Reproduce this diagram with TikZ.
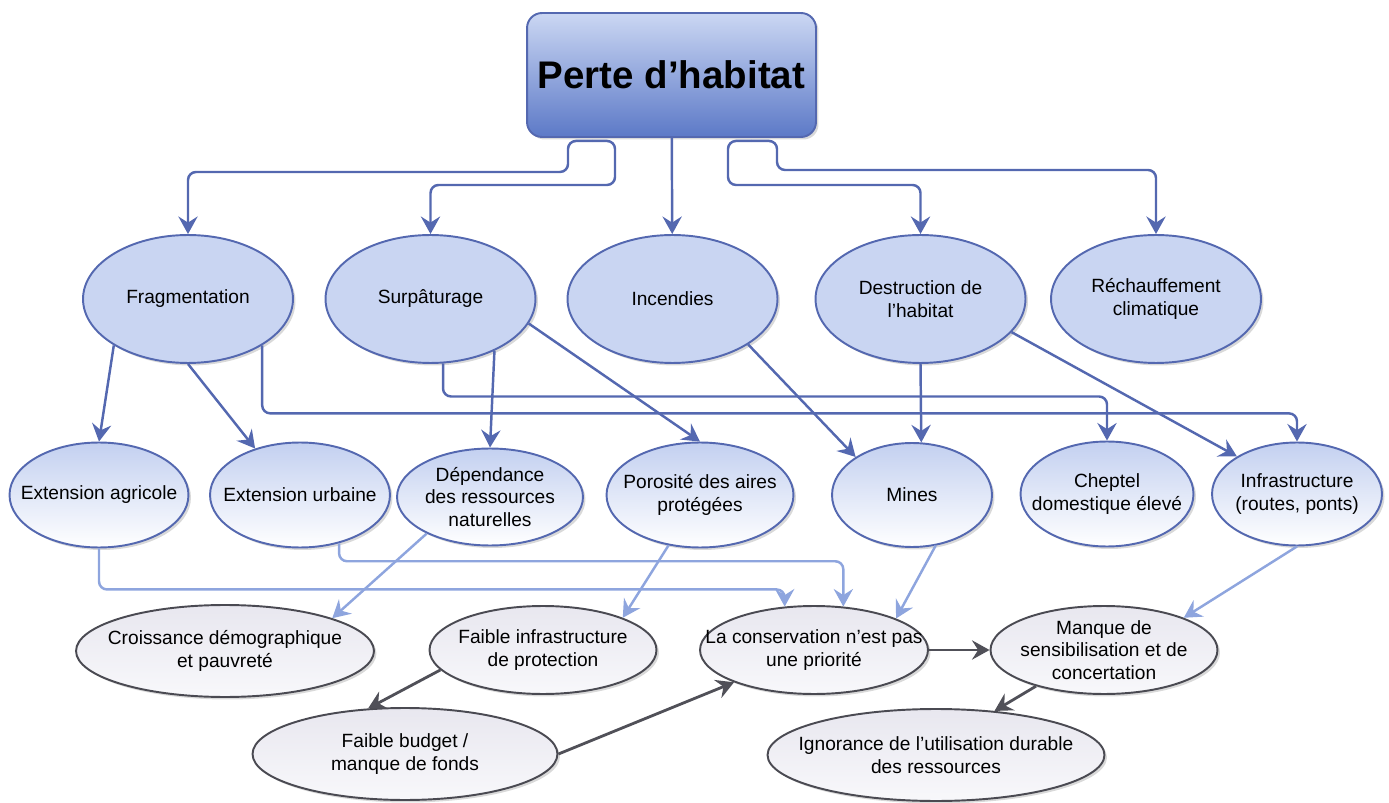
\documentclass[tikz,border=0pt]{standalone}
\usepackage{fontspec}
\setmainfont{Liberation Sans}
\usetikzlibrary{arrows.meta,shapes.geometric,shadows}

\definecolor{cLink}{HTML}{5468B0}
\definecolor{cLight}{HTML}{8EA5DE}
\definecolor{cDark}{HTML}{505058}
\definecolor{causeFill}{HTML}{C9D5F2}
\definecolor{factorTop}{HTML}{C3D0F0}
\definecolor{effectTop}{HTML}{E8E7EF}
\definecolor{effectBot}{HTML}{F8F8FB}
\definecolor{effectLine}{HTML}{4A4A52}
\definecolor{rootTop}{HTML}{CBD7F3}
\definecolor{rootBot}{HTML}{5C79C7}

\begin{document}
\begin{tikzpicture}[x=0.02cm, y=-0.02cm,
    every node/.style={font=\fontsize{10.9}{12.8}\selectfont, align=center},
    softshadow/.style={drop shadow={shadow xshift=0.05cm, shadow yshift=-0.05cm, opacity=0.3}},
    oval/.style={ellipse, line width=1.1pt, inner xsep=-18pt, inner ysep=-4pt, softshadow},
    cause/.style={oval, draw=cLink, fill=causeFill, minimum width=4.2cm, minimum height=2.56cm},
    factor/.style={oval, draw=cLink, top color=factorTop, bottom color=white},
    effect/.style={oval, draw=effectLine, top color=effectTop, bottom color=effectBot},
    tip/.style={-{Stealth[length=10pt, width=11pt, inset=3.5pt]}},
    mainlink/.style={draw=cLink, line width=1.4pt, rounded corners=0.16cm, tip},
    sublink/.style={draw=cLight, line width=1.4pt, rounded corners=0.16cm, tip},
    darkflow/.style={draw=cDark, line width=1.6pt, tip}]
    \useasboundingbox (0,0) rectangle (1389,803);

    \node[draw=cLink, line width=1.1pt, rounded corners=0.3cm, top color=rootTop, bottom color=rootBot,
          minimum width=5.78cm, minimum height=2.48cm, softshadow,
          font=\fontsize{21.9}{26}\selectfont\bfseries] (root) at (671.5,75) {Perte d’habitat};

    \node[cause] (frag) at (188,299) {Fragmentation};
    \node[cause] (surp) at (430.5,299) {Surpâturage};
    \node[cause] (inc) at (672.5,299) {Incendies};
    \node[cause] (destr) at (920.5,299) {Destruction de\\l’habitat};
    \node[cause] (rech) at (1156,299) {Réchauffement\\climatique};

    \node[factor, minimum width=3.58cm, minimum height=2.1cm] (agri) at (99,495) {Extension agricole};
    \node[factor, minimum width=3.6cm, minimum height=2.1cm] (urb) at (300,495) {Extension urbaine};
    \node[factor, minimum width=3.72cm, minimum height=1.94cm] (dep) at (490,497) {Dépendance\\des ressources\\naturelles};
    \node[factor, minimum width=3.74cm, minimum height=2.1cm] (poro) at (700,495) {Porosité des aires\\protégées};
    \node[factor, minimum width=3.2cm, minimum height=2.08cm] (mines) at (912,495) {Mines};
    \node[factor, minimum width=3.46cm, minimum height=2.1cm] (chep) at (1107,494) {Cheptel\\domestique élevé};
    \node[factor, minimum width=3.4cm, minimum height=2.06cm] (infra) at (1297,494) {Infrastructure\\(routes, ponts)};

    \node[effect, minimum width=5.96cm, minimum height=1.84cm] (crois) at (225,651) {Croissance démographique\\et pauvreté};
    \node[effect, minimum width=4.54cm, minimum height=1.76cm] (finfra) at (543,650) {Faible infrastructure\\de protection};
    \node[effect, minimum width=4.56cm, minimum height=1.76cm] (cons) at (814,650) {La conservation n’est pas\\une priorité};
    \node[effect, minimum width=4.54cm, minimum height=1.76cm] (manq) at (1104,650) {Manque de\\sensibilisation et de\\concertation};
    \node[effect, minimum width=6.1cm, minimum height=1.84cm] (budget) at (405,754) {Faible budget /\\manque de fonds};
    \node[effect, minimum width=6.74cm, minimum height=1.84cm] (ignor) at (936,755) {Ignorance de l’utilisation durable\\des ressources};

    % from the root
    \coordinate (forkL) at ([xshift=-1.59cm, yshift=-0.06cm]root.south);
    \coordinate (forkR) at ([xshift=1.61cm, yshift=-0.06cm]root.south);
    \draw[mainlink] (forkL) -| (568,172) -| (frag);
    \draw[mainlink] (forkL) -| (615,185) -| (surp);
    \draw[mainlink] (root) -- (inc);
    \draw[mainlink] (forkR) -| (728,185) -| (destr);
    \draw[mainlink] (forkR) -| (777,170) -| (rech);

    % causes to factors
    \draw[mainlink] (frag.212) -- (agri.north);
    \draw[mainlink] (frag.south) -- (urb.134);
    \draw[mainlink] (frag.-32) -- ++(0,68) -| (infra);
    \draw[mainlink] (surp.-39) -- (dep.north);
    \draw[mainlink] (surp.-14) -- (poro.north);
    \draw[mainlink] (surp.-79) -- ++(0,33) -| (chep);
    \draw[mainlink] (inc.-31) -- (mines.146);
    \draw[mainlink] (destr.south) -- (mines.80);
    \draw[mainlink] (destr.-20) -- (infra.148);

    % factors to effects
    \draw[sublink] (agri.south) -- ++(0,41) -| (cons.124);
    \draw[sublink] (urb.-51) -- ++(0,18) -| (cons.56);
    \draw[sublink] (dep.210) -- (crois.17);
    \draw[sublink] (poro.238) -- (finfra.22);
    \draw[sublink] (mines.-65) -- (cons.21);
    \draw[sublink] (infra.south) -- (manq.22);

    \draw[darkflow] (finfra.191) -- (budget.129);
    \draw[darkflow] (budget.east) -- (cons.202);
    \draw[darkflow] (cons.east) -- (manq.west);
    \draw[darkflow] (manq.208) -- (ignor.37);
\end{tikzpicture}
\end{document}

============================================================

== Task brief ==
Leave out the pictures and restate, word for word, the lines from the top of the data through the line containing "(0,0) rectangle (1389,803);", both included.

== Task answer ==
Reproduce this diagram with TikZ.
\documentclass[tikz,border=0pt]{standalone}
\usepackage{fontspec}
\setmainfont{Liberation Sans}
\usetikzlibrary{arrows.meta,shapes.geometric,shadows}

\definecolor{cLink}{HTML}{5468B0}
\definecolor{cLight}{HTML}{8EA5DE}
\definecolor{cDark}{HTML}{505058}
\definecolor{causeFill}{HTML}{C9D5F2}
\definecolor{factorTop}{HTML}{C3D0F0}
\definecolor{effectTop}{HTML}{E8E7EF}
\definecolor{effectBot}{HTML}{F8F8FB}
\definecolor{effectLine}{HTML}{4A4A52}
\definecolor{rootTop}{HTML}{CBD7F3}
\definecolor{rootBot}{HTML}{5C79C7}

\begin{document}
\begin{tikzpicture}[x=0.02cm, y=-0.02cm,
    every node/.style={font=\fontsize{10.9}{12.8}\selectfont, align=center},
    softshadow/.style={drop shadow={shadow xshift=0.05cm, shadow yshift=-0.05cm, opacity=0.3}},
    oval/.style={ellipse, line width=1.1pt, inner xsep=-18pt, inner ysep=-4pt, softshadow},
    cause/.style={oval, draw=cLink, fill=causeFill, minimum width=4.2cm, minimum height=2.56cm},
    factor/.style={oval, draw=cLink, top color=factorTop, bottom color=white},
    effect/.style={oval, draw=effectLine, top color=effectTop, bottom color=effectBot},
    tip/.style={-{Stealth[length=10pt, width=11pt, inset=3.5pt]}},
    mainlink/.style={draw=cLink, line width=1.4pt, rounded corners=0.16cm, tip},
    sublink/.style={draw=cLight, line width=1.4pt, rounded corners=0.16cm, tip},
    darkflow/.style={draw=cDark, line width=1.6pt, tip}]
    \useasboundingbox (0,0) rectangle (1389,803);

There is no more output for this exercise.